Im going to have your car towed one day, real late at night when Im sure you've nestled in for a peaceful nights sleep. Im going to walk around in my really heavy cowboy boots, with real long strides where the heal hits first and it makes that long eco through your bedroom. And when you come running upstairs to beat on my goddamn door at 1AM, you'll pass by "your" parking spot to see the wrecker's flashing yellow lights blinking at you in Morse code. You know what it'll be saying?

You're an asshole.

Sincerely,
Gus

Parking Lot

Dear Guy in the Black '94 Camry with Gold Accent Trim,

You're an asshole. You chose to park your car at the market yesterday in an area obviously not meant for parking. By sticking your shitbox where you did, you successfully eliminated the in and out flow of traffic for the entire lot, causing a backup into the street and placing all responsibility of which car gets to pull in or out next in other assholes hands. Thanks for that.
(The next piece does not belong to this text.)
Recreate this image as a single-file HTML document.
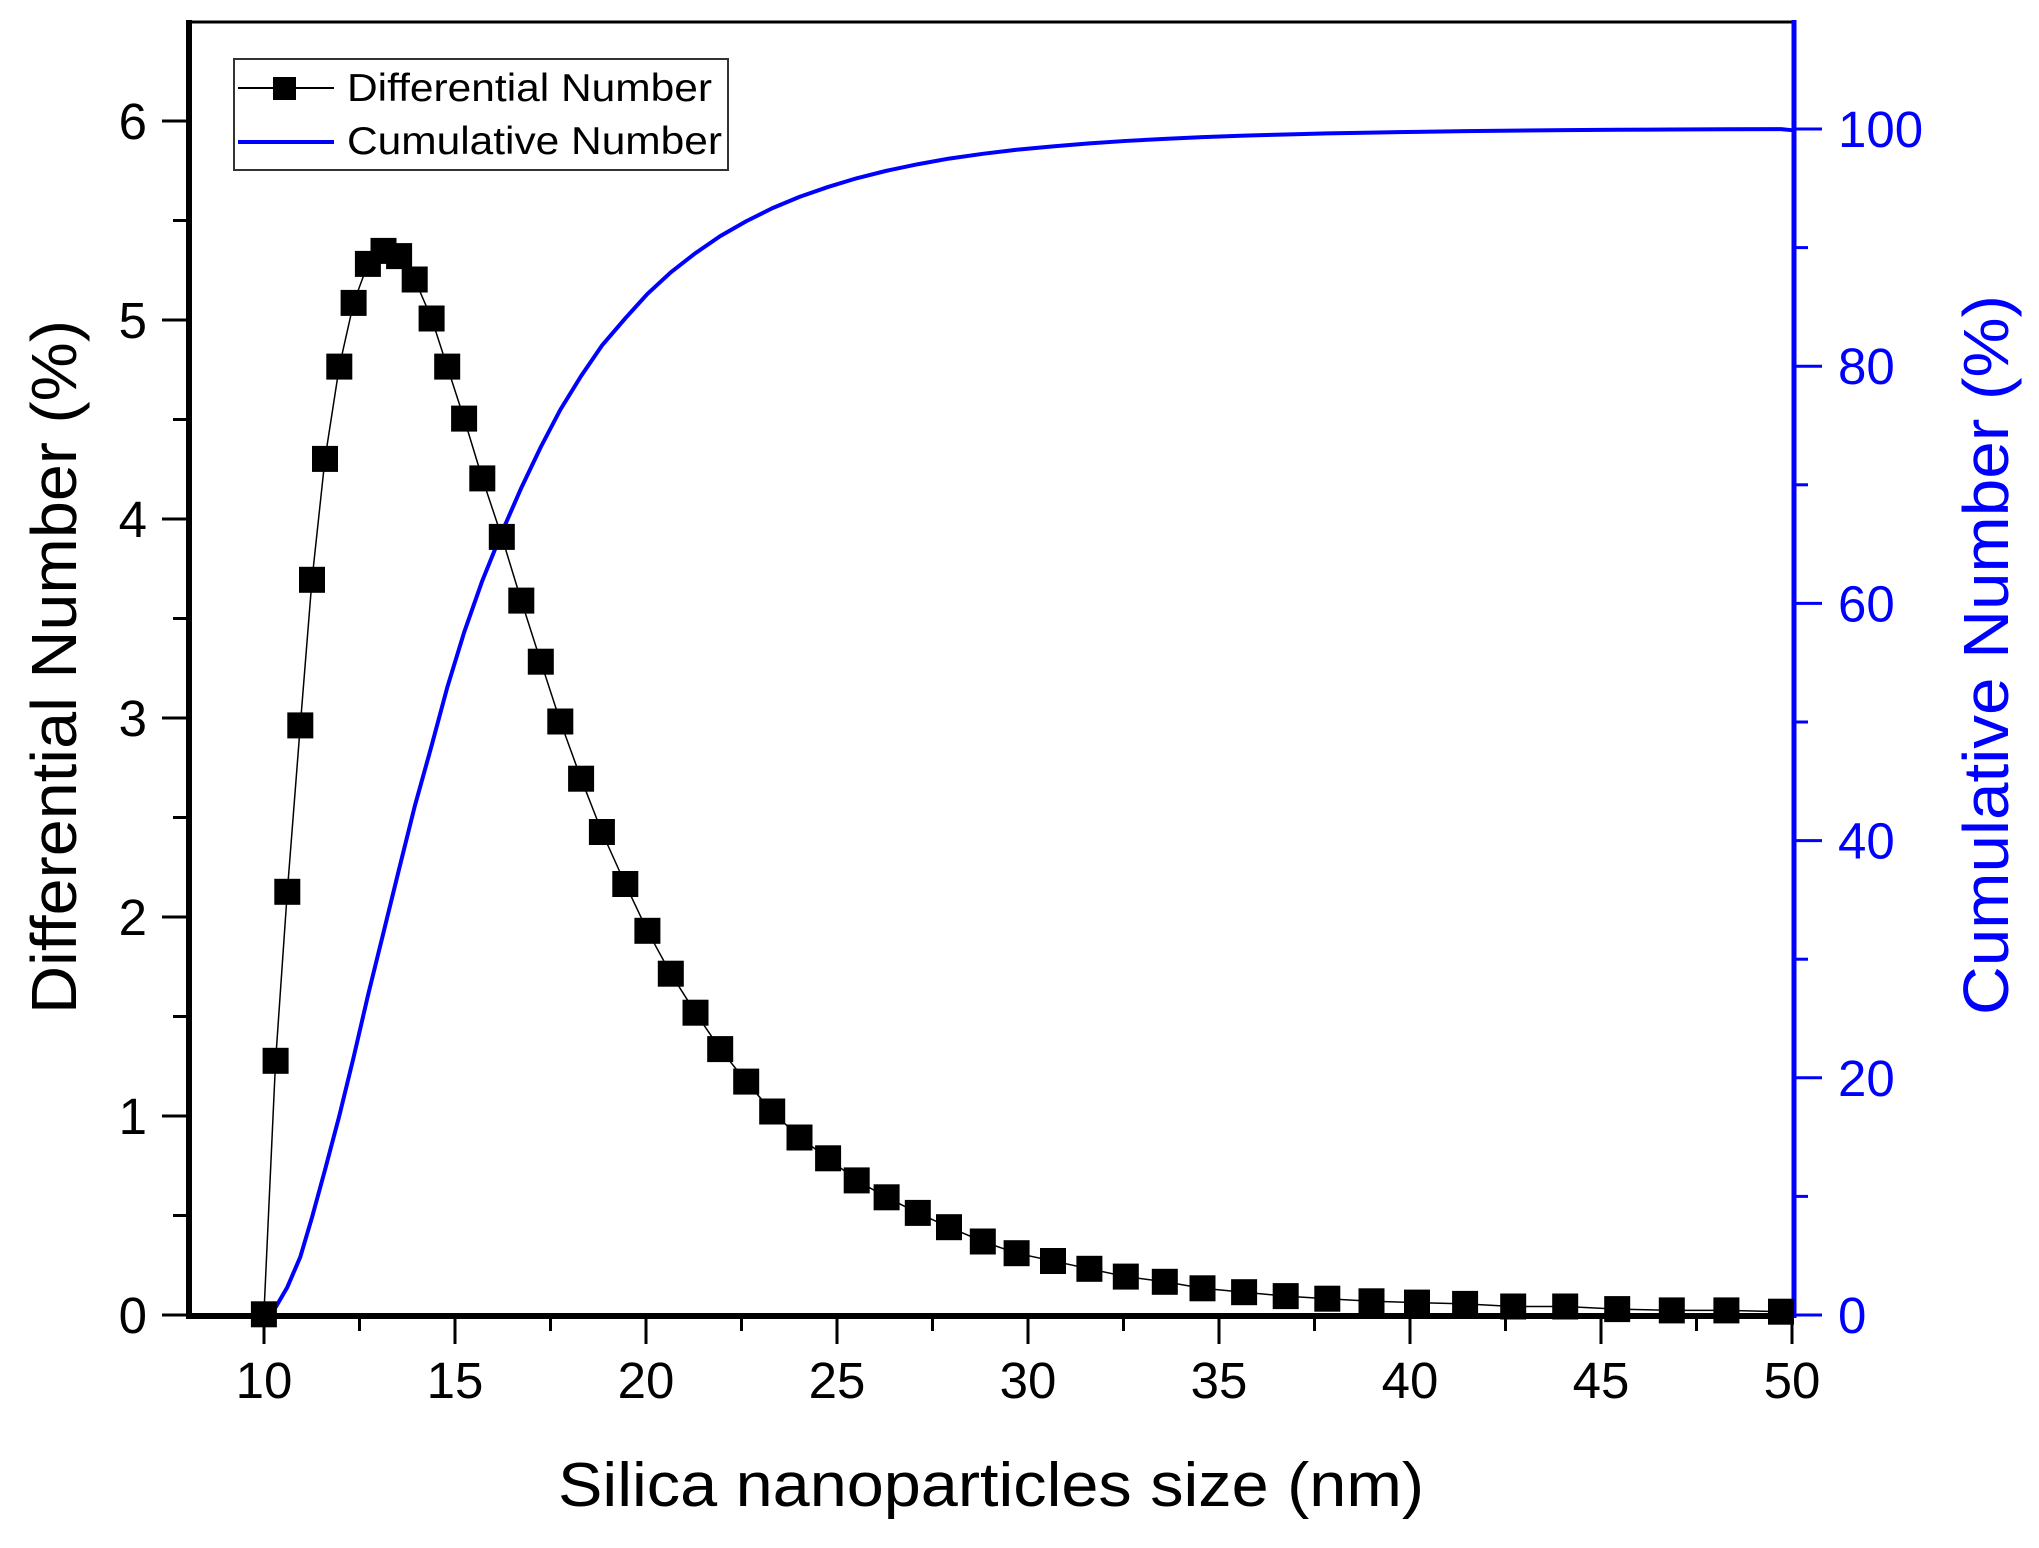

I hope you had a good time at the market, and that on your walk back to your custom made parking spot you dropped your ice cream cone, your bowels evacuated for no good reason, and you had to ride home in your shit pants.

However I should thank you for helping in the creation of this blog. If it turns into a mega million dollar website one day, I wont send you a dime. Now who's the asshole?